Sauté onion in oil for 5-10 minutes on low-medium heat in a large pot. Once lightly browned, add garlic and cook for 5 minutes more, then add ginger and cook another 3-5 minutes. Add curry, pastes, salt, pepper, milk, and can of tomatoes (with juice) and bring to a simmer.
Optional: Use a submersion blender, blender, or large food processor to blend into a thick broth. If you do this, you can keep the vegetables chunkier and save time, though there is more mess with a processor. This gets you a nice, creamy broth later on.

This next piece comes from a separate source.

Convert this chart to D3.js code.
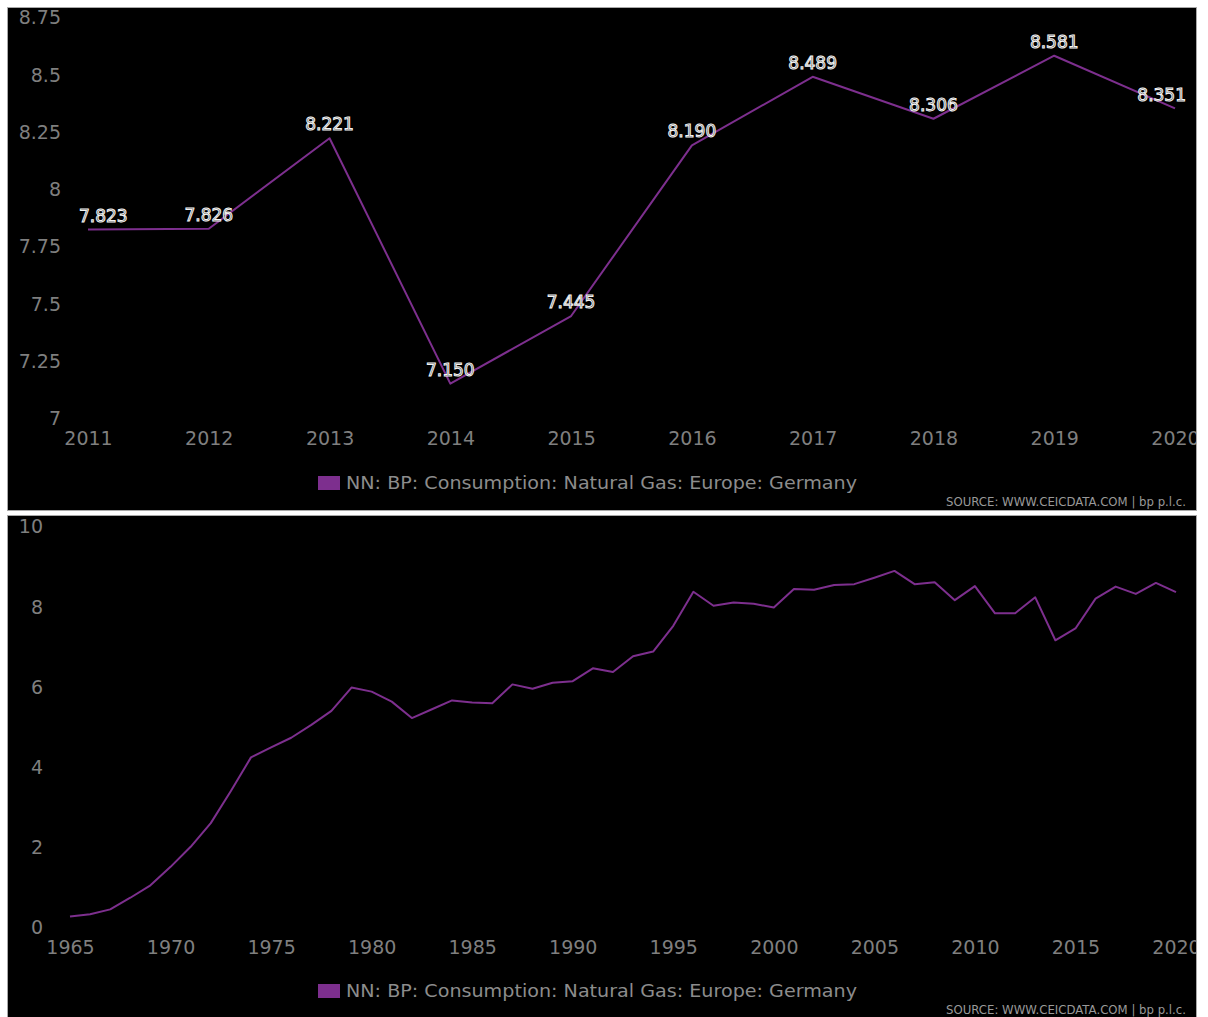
<!DOCTYPE html>
<html>
<head>
<meta charset="utf-8">
<script src="https://cdn.jsdelivr.net/npm/d3@7"></script>
<style>
  html, body { margin: 0; padding: 0; background: #fff; }
  svg { display: block; }
  text { font-family: "DejaVu Sans", Verdana, sans-serif; }
</style>
</head>
<body>
<script>
// Germany natural gas consumption (BP), recent decade
const recentYears = [2011, 2012, 2013, 2014, 2015, 2016, 2017, 2018, 2019, 2020];
const recentValues = [7.823, 7.826, 8.221, 7.150, 7.445, 8.190, 8.489, 8.306, 8.581, 8.351];
const recentTicks = [7, 7.25, 7.5, 7.75, 8, 8.25, 8.5, 8.75];

// Full history 1965-2020
const allYears = d3.range(1965, 2021);
const allValues = [
  0.26, 0.32, 0.44, 0.73, 1.04, 1.50, 2.00, 2.59, 3.39, 4.23,
  4.48, 4.72, 5.04, 5.39, 5.97, 5.87, 5.62, 5.21, 5.43, 5.65,
  5.60, 5.58, 6.05, 5.94, 6.09, 6.13, 6.45, 6.36, 6.75, 6.87,
  7.51, 8.36, 8.01, 8.09, 8.06, 7.97, 8.43, 8.41, 8.53, 8.55,
  8.71, 8.88, 8.55, 8.60, 8.15, 8.50,
  7.823, 7.826, 8.221, 7.150, 7.445, 8.190, 8.489, 8.306, 8.581, 8.351
];
const allTicks = [0, 2, 4, 6, 8, 10];
const allXTicks = d3.range(1965, 2021, 5);

const seriesName = "NN: BP: Consumption: Natural Gas: Europe: Germany";
const sourceText = "SOURCE: WWW.CEICDATA.COM | bp p.l.c.";

const lineColor = "#7d2f8e";
const axisTextColor = "#7f7f7f";

const W = 1208, H = 1017;
const svg = d3.select("body").append("svg").attr("width", W).attr("height", H);

function drawPanel(opt) {
  const p = opt.panel;
  const clipId = "clip-" + opt.id;
  svg.append("clipPath").attr("id", clipId)
    .append("rect").attr("x", p.x).attr("y", p.y).attr("width", p.w).attr("height", p.h);

  const g = svg.append("g").attr("clip-path", `url(#${clipId})`);
  g.append("rect").attr("x", p.x).attr("y", p.y).attr("width", p.w).attr("height", p.h)
    .attr("fill", "#000");

  const x = d3.scaleLinear().domain(opt.xDomain).range(opt.xRange);
  const y = d3.scaleLinear().domain(opt.yDomain).range(opt.yRange);

  // y axis labels
  const yAxis = g.append("g")
    .attr("transform", `translate(${opt.xRange[0] - 27},0)`)
    .call(d3.axisLeft(y).tickValues(opt.yTicks).tickSize(0).tickPadding(0)
      .tickFormat(d3.format("~g")));
  yAxis.select(".domain").remove();
  yAxis.selectAll("text").attr("fill", axisTextColor).attr("font-size", 19)
    .attr("font-family", "DejaVu Sans").attr("dy", "0.36em");

  // x axis labels
  const xAxis = g.append("g")
    .attr("transform", `translate(0,${opt.yRange[0]})`)
    .call(d3.axisBottom(x).tickValues(opt.xTicks).tickSize(0).tickFormat(d3.format("d")));
  xAxis.select(".domain").remove();
  xAxis.selectAll("text").attr("fill", axisTextColor).attr("font-size", 19)
    .attr("font-family", "DejaVu Sans").attr("y", 20).attr("dy", "0.36em");

  // series line
  const line = d3.line().x((d, i) => x(opt.years[i])).y(d => y(d));
  g.append("path").datum(opt.values).attr("d", line)
    .attr("fill", "none").attr("stroke", lineColor).attr("stroke-width", 2)
    .attr("stroke-linejoin", "round");

  // value labels
  if (opt.labels) {
    const fmt = d3.format(".3f");
    const lbl = g.append("g");
    opt.values.forEach((v, i) => {
      const t = lbl.append("text")
        .attr("font-size", 17)
        .attr("text-anchor", "middle")
        .attr("fill", "#3a3a3a")
        .attr("stroke", "#f4f4f4")
        .attr("stroke-width", 1)
        .attr("y", y(v) - 14)
        .attr("dy", "0.36em")
        .text(fmt(v));
      const w = t.node().getComputedTextLength();
      let cx = x(opt.years[i]);
      cx = Math.max(opt.labelBounds[0] + w / 2, Math.min(opt.labelBounds[1] - w / 2, cx));
      t.attr("x", cx);
    });
  }

  // legend
  const legY = p.y + 475;
  g.append("rect").attr("x", 318).attr("y", legY - 7).attr("width", 22).attr("height", 14)
    .attr("fill", lineColor);
  g.append("text").attr("x", 346).attr("y", legY).attr("dy", "0.36em")
    .attr("font-size", 18).attr("fill", "#8c8c8c")
    .attr("textLength", 511).attr("lengthAdjust", "spacingAndGlyphs")
    .text(seriesName);

  // source credit
  g.append("text").attr("x", 946).attr("y", p.y + 494).attr("dy", "0.36em")
    .attr("font-size", 12).attr("fill", "#999")
    .attr("textLength", 240).attr("lengthAdjust", "spacingAndGlyphs")
    .text(sourceText);

  // frame
  svg.append("rect").attr("x", p.x - 0.5).attr("y", p.y - 0.5)
    .attr("width", p.w + 1).attr("height", p.h + 1)
    .attr("fill", "none").attr("stroke", "#a8a8a8").attr("stroke-width", 1);
}

drawPanel({
  id: "recent",
  panel: { x: 8, y: 8, w: 1188, h: 502 },
  years: recentYears,
  values: recentValues,
  xDomain: [2011, 2020], xRange: [88, 1175],
  yDomain: [7, 8.75], yRange: [418, 17],
  yTicks: recentTicks,
  xTicks: recentYears,
  labels: true,
  labelBounds: [79, 1186]
});

drawPanel({
  id: "history",
  panel: { x: 8, y: 516, w: 1188, h: 510 },
  years: allYears,
  values: allValues,
  xDomain: [1965, 2020], xRange: [70, 1176],
  yDomain: [0, 10], yRange: [927, 526],
  yTicks: allTicks,
  xTicks: allXTicks,
  labels: false
});
</script>
</body>
</html>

If making white rice, start it now.
Add potatoes and chick peas and bring to a low boil. If your broth is thin, leave cover off to thicken, otherwise cover. After 15 minutes, add cauliflower. After 10 minutes, add bell peppers and reduce heat to a low simmer (or what we call a murmur in our house). After five more minutes, check the potatoes, though they should be soft. You can keep the pot low for some time and leaving the lid off thickens the broth (definitely do this if you didn't blend the broth). Be mindful that the bell peppers can go in later without an issue to keep them crisp.
Serves great with sweetened coconut, cashews, fresh garnish, and in our case pickled daikon radish for added heat--thanks Grace and Adrianne!